• Dataset:
..........

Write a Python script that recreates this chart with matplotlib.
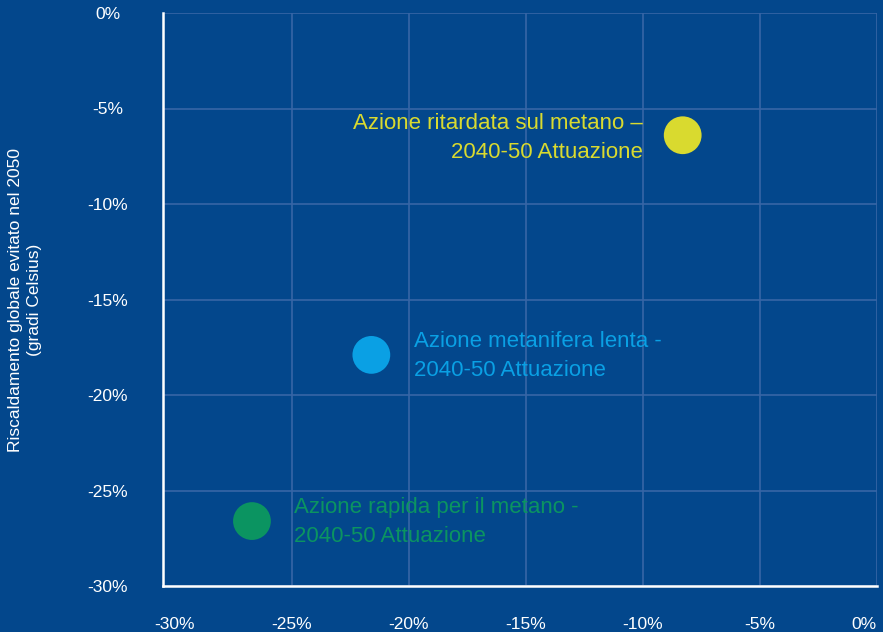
import matplotlib
matplotlib.use("Agg")
from matplotlib import pyplot as plt
import numpy as np

plt.rcParams['font.family'] = ['Liberation Sans', 'DejaVu Sans']

# data (percent)
labels = ["Azione ritardata sul metano –\n2040-50 Attuazione",
          "Azione metanifera lenta -\n2040-50 Attuazione",
          "Azione rapida per il metano -\n2040-50 Attuazione"]
x_vals = [-8.3, -21.6, -26.7]
y_vals = [-6.4, -17.9, -26.6]
colors = ['#d9da2f', '#0aa0e4', '#0b9461']
ticks = [-30, -25, -20, -15, -10, -5, 0]
tick_labels = ["-30%", "-25%", "-20%", "-15%", "-10%", "-5%", "0%"]

BG = '#03478c'
GRID = '#3766a6'

fig = plt.figure(figsize=(8.83, 6.32), dpi=100, facecolor=BG)
ax = fig.add_axes([163/883, 1-586/632, (877-163)/883, (586-13)/632])
ax.set_facecolor(BG)

ax.scatter(x_vals, y_vals, s=740, c=colors, zorder=3, linewidths=0)

# text next to each point
offsets = [(-29, -2, 'right'), (31, -1, 'left'), (30, -1, 'left')]
for lab, xv, yv, col, (dx, dy, ha) in zip(labels, x_vals, y_vals, colors, offsets):
    ax.annotate(lab, (xv, yv), xytext=(dx, dy), textcoords='offset points',
                ha=ha, va='center', color=col, fontsize=16, linespacing=1.5,
                multialignment=ha)

ax.set_xlim(-30.5, 0)
ax.set_ylim(-30, 0)
ax.set_xticks(ticks)
ax.set_xticklabels(tick_labels)
ax.set_yticks(ticks)
ax.set_yticklabels(tick_labels)
for t in ax.get_yticklabels():
    t.set_horizontalalignment('center')
ax.get_xticklabels()[-1].set_horizontalalignment('right')

ax.tick_params(axis='both', length=0, colors='white', labelsize=12.5)
ax.tick_params(axis='y', pad=40)
ax.tick_params(axis='x', pad=22)

ax.grid(True, color=GRID, linewidth=1.2)
ax.set_axisbelow(True)
ax.xaxis.get_gridlines()[0].set_visible(False)

for s in ['top', 'right']:
    ax.spines[s].set_visible(False)
for s in ['left', 'bottom']:
    ax.spines[s].set_color('white')
    ax.spines[s].set_linewidth(1.8)
    ax.spines[s].set_zorder(4)

fig.text(25/883, 1-300/632, "Riscaldamento globale evitato nel 2050\n(gradi Celsius)",
         rotation=90, ha='center', va='center', color='white', fontsize=12.5,
         linespacing=1.25)

fig.savefig("out.png", dpi=100, facecolor=BG)
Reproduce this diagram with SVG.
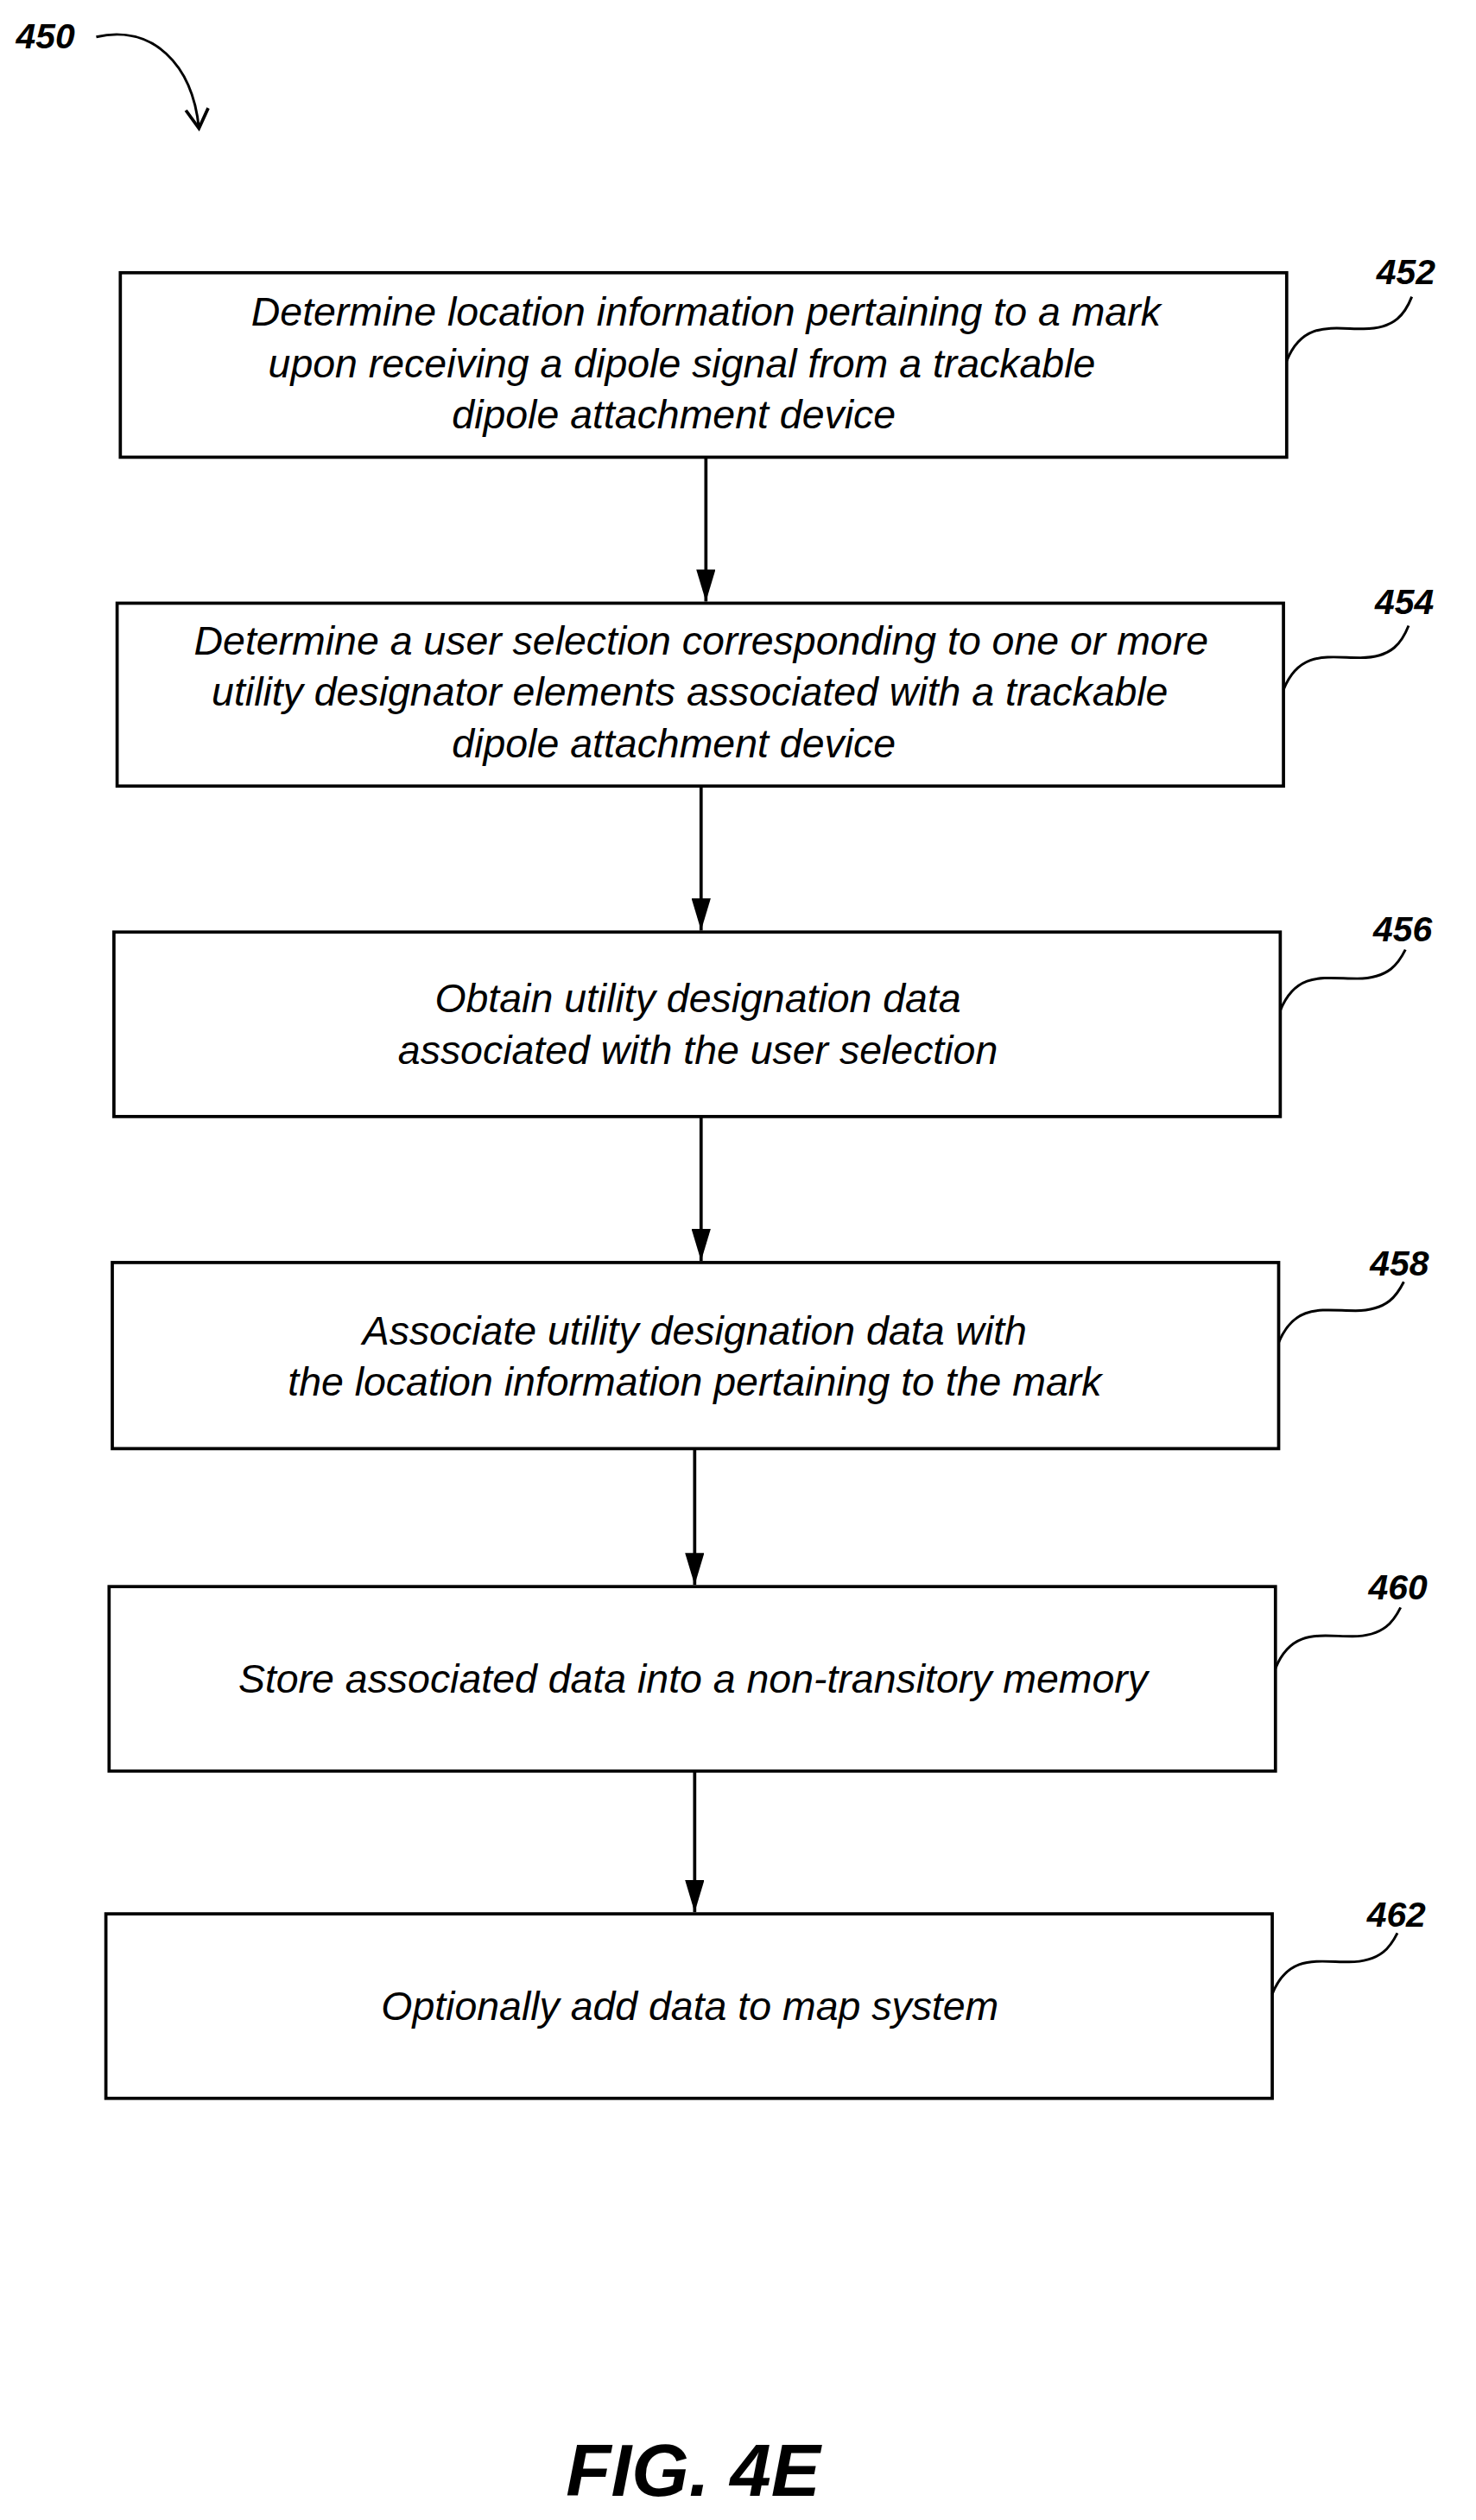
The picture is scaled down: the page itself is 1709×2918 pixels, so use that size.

..........

• Goal:
Give only the number of lines in the data that hold the string "matplotlib".

• Written response:
4